Colmar Tropicale is a French-themed village and hotel located in Berjaya Hills Resort, Bukit Tinggi, Pahang, Malaysia. It is located 2600 ft above sea level on 80 acre of natural forestland. The development is inspired by the original town of Colmar in Alsace, France, with elements taken from ancient surrounding villages like Riquewihr, Turckheim and Kaysersberg as well.

Colmar Tropicale has many activities to do in the village, and it has a unique style. The little French buildings and houses are actually clusters of hotel rooms. Outside, there is the village, and a buffet, other French food restaurants, a swimming pool, shops and other activities. There is free shuttle service to the Animal House, Adventure Park, Horse Riding Zone, Japanese Garden and the Botanical Garden.

==Berjaya Corporation Berhad==
Colmar Tropicale is developed by one of Malaysia's largest conglomerates Berjaya Corporations. The idea of this village came from when Malaysia's then-Prime Minister Mahathir Mohamad was visiting a town called Colmar in Alsace, France and was captivated by the environment and aesthetics of the town. He later returned and convinced Vincent Tan, the founder of Berjaya Corporations to develop this town as part of Mahathir's wishlist.

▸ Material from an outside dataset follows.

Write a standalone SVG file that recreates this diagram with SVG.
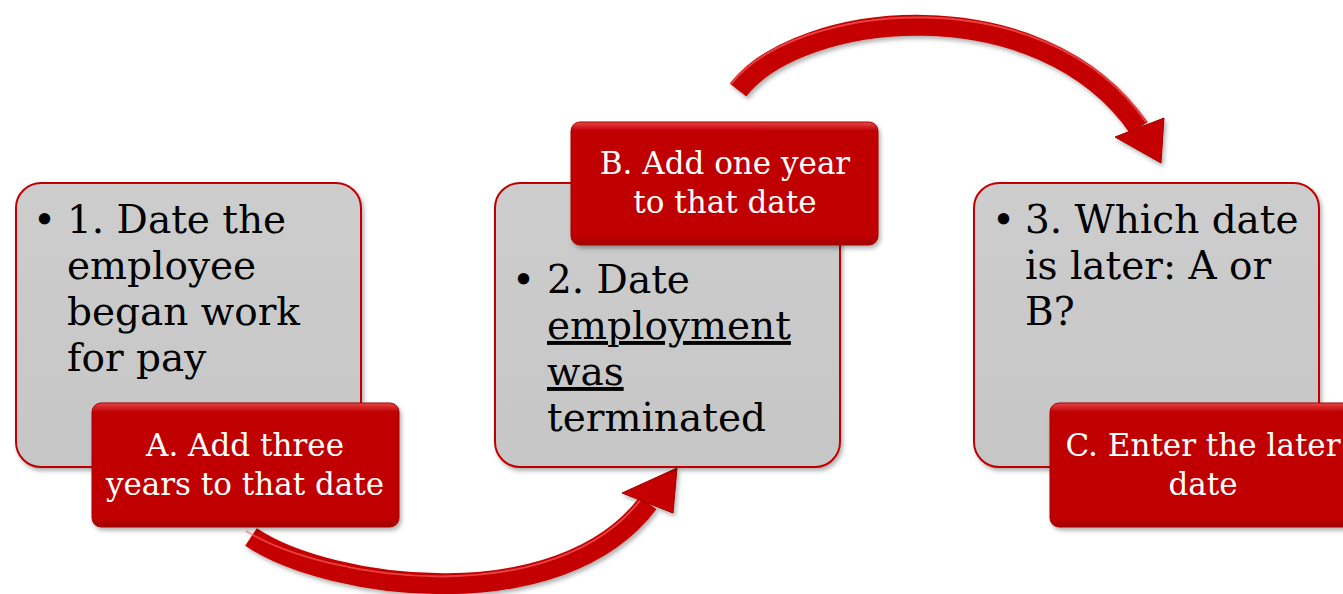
<svg xmlns="http://www.w3.org/2000/svg" width="1343" height="594" viewBox="0 0 1343 594">
<style>
.gbox{fill:url(#gGray);stroke:#c00000;stroke-width:2;filter:url(#sh)}
.rbox{fill:url(#gRed);stroke:#a80000;stroke-width:1;filter:url(#sh)}
.main{font-family:"DejaVu Serif","Liberation Serif",serif;font-size:39px;fill:#000}
.lab{font-family:"DejaVu Serif","Liberation Serif",serif;font-size:31px;fill:#fff;text-anchor:middle}
.arrow{fill:none;stroke:#c40000;stroke-width:21;stroke-linecap:butt}
.hl{fill:none;stroke:#ff6a6a;stroke-width:2;stroke-opacity:0.6}
.head{fill:#c40000;stroke:#a00000;stroke-width:1}
</style>
<defs>
<filter id="sh" x="-10%" y="-10%" width="125%" height="125%">
<feDropShadow dx="2" dy="3" stdDeviation="2" flood-color="#000" flood-opacity="0.3"/>
</filter>
<linearGradient id="gGray" x1="0" y1="0" x2="0" y2="1">
<stop offset="0" stop-color="#cdcdcd"/>
<stop offset="1" stop-color="#c6c6c6"/>
</linearGradient>
<linearGradient id="gRed" x1="0" y1="0" x2="0" y2="1">
<stop offset="0" stop-color="#e8474a"/>
<stop offset="0.07" stop-color="#c00000"/>
<stop offset="0.93" stop-color="#c00000"/>
<stop offset="1" stop-color="#a00000"/>
</linearGradient>
</defs>
<rect width="1343" height="594" fill="#fff"/>

<g id="connectors">
<g id="arrow-bottom" filter="url(#sh)">
<path class="arrow" d="M251 537 C330 590 560 620 648 503"/>
<path class="hl" d="M246 531 C330 582 556 612 642 498"/>
<polygon class="head" points="677,468 622,493 673,513"/>
</g>
<g id="arrow-top" filter="url(#sh)">
<path class="arrow" d="M738 90 C800 10 1040 -15 1139 128"/>
<path class="hl" d="M731 84 C795 2 1045 -24 1146 122"/>
<polygon class="head" points="1115,137 1164,118 1161,163"/>
</g>
</g>

<g id="node1">
<rect class="gbox" x="16" y="183" width="345" height="284" rx="25"/>
<text class="main" x="33" y="233">•</text>
<text class="main" x="67" y="233">1. Date the</text>
<text class="main" x="67" y="279">employee</text>
<text class="main" x="67" y="325">began work</text>
<text class="main" x="67" y="371">for pay</text>
</g>
<g id="nodeA">
<rect class="rbox" x="92" y="403" width="307" height="124" rx="9"/>
<text class="lab" x="245" y="456">A. Add three</text>
<text class="lab" x="245" y="495">years to that date</text>
</g>

<g id="node2">
<rect class="gbox" x="495" y="183" width="345" height="284" rx="25"/>
<text class="main" x="512" y="293">•</text>
<text class="main" x="547" y="293">2. Date</text>
<text class="main" x="547" y="339" text-decoration="underline">employment</text>
<text class="main" x="547" y="385" text-decoration="underline">was</text>
<text class="main" x="547" y="431">terminated</text>
</g>
<g id="nodeB">
<rect class="rbox" x="571" y="122" width="307" height="123" rx="9"/>
<text class="lab" x="725" y="174">B. Add one year</text>
<text class="lab" x="725" y="213">to that date</text>
</g>

<g id="node3">
<rect class="gbox" x="974" y="183" width="345" height="284" rx="25"/>
<text class="main" x="992" y="233">•</text>
<text class="main" x="1025" y="233">3. Which date</text>
<text class="main" x="1025" y="279">is later: A or</text>
<text class="main" x="1025" y="325">B?</text>
</g>
<g id="nodeC">
<rect class="rbox" x="1050" y="403" width="307" height="124" rx="9"/>
<text class="lab" x="1203" y="456">C. Enter the later</text>
<text class="lab" x="1203" y="495">date</text>
</g>
</svg>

Hence, the Bukit Tinggi Resort Project was started. Now known as Berjaya Hills since its opening in 2000. Till today it is still in development as per a recent interview between Vincent Tan and the New Straits Times, an estimated development value of RM 900 million is to be reached with the development of a further 3000 landed homes under Berjaya Hills. Stretching across 16000 acre of highlands. He also said that this effort is made to spark development of a commercial centre at Berjaya Hills for more convenience for residents with the added help of the attraction of the Colmar Tropicale.